2021 at the Lab

Author: Tech Ethics Lab

Tech Ethics Lab logo in gold on a blue background, with a lower case "e" surrounded by concentric arcs forming circles

The Notre Dame-IBM Technology Ethics Lab was founded with a mission to promote broad-based, far-reaching interdisciplinary research, thought, and policy leadership in artificial intelligence and other technology ethics. It does so by engaging with relevant stakeholders to examine real-world challenges and provide practical models and applied solutions.

This mission played out in a number of ways in 2021, our first full year of activity. Starting with a foundational leadership hire and continuing through a call for research proposals that will culminate in award announcements in early 2022, the lab began to develop its identity in the tech ethics space. 

Here’s a look back at these and other highlights.

Appointment of the Lab’s Founding Director

In January, Elizabeth M. Renieris, a technology and human rights fellow at the Carr Center for Human Rights Policy at the Harvard Kennedy School of Government and a practitioner fellow at Stanford University’s Digital Civil Society Lab, was appointed the lab’s founding director.

An internationally recognized expert in law and policy whose work and research focus on data governance and the human rights implications of advanced and emerging technologies, Renieris is a leading authority on digital identity, cross-border data protection and privacy laws, and technologies such as blockchain and AI.

Read the News Release

The Launch of TEC Talks

TEC Talks logo

TEC Talks, a virtual speaker series created in partnership with the Notre Dame Technology Ethics Center, got started last spring with seven sessions on the theme of “Misinformation and Disinformation.” This fall, seven more conversations examined different aspects of “Technology and Power.”

Many thanks to our friends at ThinkND for distributing these first two TEC Talks series through their website, where you can find videos of the events. Audio of the sessions is also available through the ThinkND podcast.

Series 1: Misinformation and Disinformation

Series 2: Technology and Power

Inaugural Event: “Ethics in Action” Panel

According to the UN Secretary General's Roadmap on Digital Cooperation, there are more than 160 distinct organizational, national, and international sets of AI ethics and governance principles worldwide, and even more related to technology ethics more generally.

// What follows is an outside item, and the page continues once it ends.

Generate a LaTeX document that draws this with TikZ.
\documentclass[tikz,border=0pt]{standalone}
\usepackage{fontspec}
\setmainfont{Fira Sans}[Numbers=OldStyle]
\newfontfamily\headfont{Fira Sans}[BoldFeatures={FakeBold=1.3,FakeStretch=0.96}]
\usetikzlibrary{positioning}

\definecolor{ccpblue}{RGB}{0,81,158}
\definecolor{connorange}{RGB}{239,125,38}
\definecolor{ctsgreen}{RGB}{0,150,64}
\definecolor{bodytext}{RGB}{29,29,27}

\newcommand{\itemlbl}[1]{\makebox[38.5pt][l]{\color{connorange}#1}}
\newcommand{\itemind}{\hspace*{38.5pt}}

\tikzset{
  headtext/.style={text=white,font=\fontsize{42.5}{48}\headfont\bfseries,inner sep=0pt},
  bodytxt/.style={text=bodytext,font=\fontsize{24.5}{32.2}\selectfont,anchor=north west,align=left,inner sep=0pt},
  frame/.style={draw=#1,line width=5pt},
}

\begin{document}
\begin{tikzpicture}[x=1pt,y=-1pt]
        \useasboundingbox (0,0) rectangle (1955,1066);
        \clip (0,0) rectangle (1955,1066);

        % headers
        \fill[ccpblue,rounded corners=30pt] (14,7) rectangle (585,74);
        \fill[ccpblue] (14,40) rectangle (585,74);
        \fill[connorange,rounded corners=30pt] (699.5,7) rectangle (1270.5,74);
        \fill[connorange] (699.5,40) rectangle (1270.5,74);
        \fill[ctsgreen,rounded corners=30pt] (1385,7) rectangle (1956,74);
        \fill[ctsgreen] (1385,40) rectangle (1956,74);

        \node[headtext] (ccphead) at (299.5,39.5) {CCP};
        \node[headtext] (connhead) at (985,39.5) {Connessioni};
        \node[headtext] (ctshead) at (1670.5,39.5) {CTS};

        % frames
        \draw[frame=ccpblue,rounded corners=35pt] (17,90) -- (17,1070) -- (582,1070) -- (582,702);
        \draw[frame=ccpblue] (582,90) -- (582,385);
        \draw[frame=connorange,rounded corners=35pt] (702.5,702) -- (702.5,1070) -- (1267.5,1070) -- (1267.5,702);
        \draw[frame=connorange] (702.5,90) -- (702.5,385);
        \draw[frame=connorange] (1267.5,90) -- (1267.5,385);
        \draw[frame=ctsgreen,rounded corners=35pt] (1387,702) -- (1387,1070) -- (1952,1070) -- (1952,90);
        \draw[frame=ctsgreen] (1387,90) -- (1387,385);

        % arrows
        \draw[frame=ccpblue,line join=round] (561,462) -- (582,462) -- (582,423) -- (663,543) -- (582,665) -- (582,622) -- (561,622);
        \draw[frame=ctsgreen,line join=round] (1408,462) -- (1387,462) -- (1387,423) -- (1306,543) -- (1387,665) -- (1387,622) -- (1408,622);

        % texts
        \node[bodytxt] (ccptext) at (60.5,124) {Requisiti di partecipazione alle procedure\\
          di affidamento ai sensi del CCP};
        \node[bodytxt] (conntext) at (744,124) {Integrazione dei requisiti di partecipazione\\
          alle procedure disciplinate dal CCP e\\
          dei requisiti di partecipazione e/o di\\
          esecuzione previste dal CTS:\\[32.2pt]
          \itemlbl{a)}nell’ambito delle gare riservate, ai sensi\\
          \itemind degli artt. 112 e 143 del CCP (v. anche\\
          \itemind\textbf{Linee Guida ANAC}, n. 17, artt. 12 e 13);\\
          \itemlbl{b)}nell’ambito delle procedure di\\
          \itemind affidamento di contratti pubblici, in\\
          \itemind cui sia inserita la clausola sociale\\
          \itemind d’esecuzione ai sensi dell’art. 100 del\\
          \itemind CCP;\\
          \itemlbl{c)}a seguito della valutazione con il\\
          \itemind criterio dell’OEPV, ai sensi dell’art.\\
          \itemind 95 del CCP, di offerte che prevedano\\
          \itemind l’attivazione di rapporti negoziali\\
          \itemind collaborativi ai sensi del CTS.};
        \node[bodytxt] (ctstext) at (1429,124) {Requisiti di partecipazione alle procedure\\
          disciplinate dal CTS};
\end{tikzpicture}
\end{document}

This April panel convened a group of experts from across academia, industry, standards-setting bodies, the public sector, and civil society to share their perspectives on translating these frameworks, principles, and guidelines into action.

Read the Recap

Renieris Testimony for the U.S. House of Representatives Financial Services Committee

On Friday, July 16, Renieris testified before the U.S. House of Representatives Financial Services Committee’s Task Force on Artificial Intelligence in a virtual hearing titled “I Am Who I Say I Am: Verifying Identity While Preserving Privacy in the Digital Age.”

The hearing concerned the future of digital identity frameworks in the United States; the development of secure, reliable, and interoperable digital identity solutions that minimize fraud and identity theft while respecting individual privacy and security; and the proposed Improving Digital Identity Act of 2020, a bipartisan bill seeking to set government-wide policy to modernize U.S. digital identity infrastructure.

Read the Story

Call for Proposals

This fall, the lab released an inaugural call for proposals with the aim of funding practical and applied interdisciplinary projects focused on six core themes: 

  • Scale: Projects that address the limits of networked technologies; the risks of large data models; frameworks for mitigating systemic risks; or methods for scaling safely and responsibly
  • Automation: Projects that address how we preserve autonomy in the face of automation; the risks of automated processing/algorithmic decision-making; or how to revive and apply the right to the freedom of thought to digital technologies
  • Identification: Projects that address how to design ethical digital ID schemes; the ethics of reputational or scoring systems; ethical frameworks for the use of biometrics; or the ethics of immunity certificates/passports
  • Prediction: Projects that address the ethical limits of prediction; ethical frameworks for the use of predictive technologies; policy guidance for accountability and recourse with respect to predictions and predictive technologies
  • Persuasion: Projects that examine when it’s acceptable or unacceptable to nudge or persuade; the line between persuasion and manipulation; how to design ethical frameworks for neurotechnologies; or the role of design and defaults to avoid dark patterns and the like
  • Adoption: Projects that address how to design ethical frameworks for procurement; establish guardrails for public-private collaborations; develop governance models and oversight

The call for proposals generated more than 100 submissions from every continent but Antarctica, with North America (46), Africa (28), and Europe (19) leading the way. Awards will be announced in late January 2022.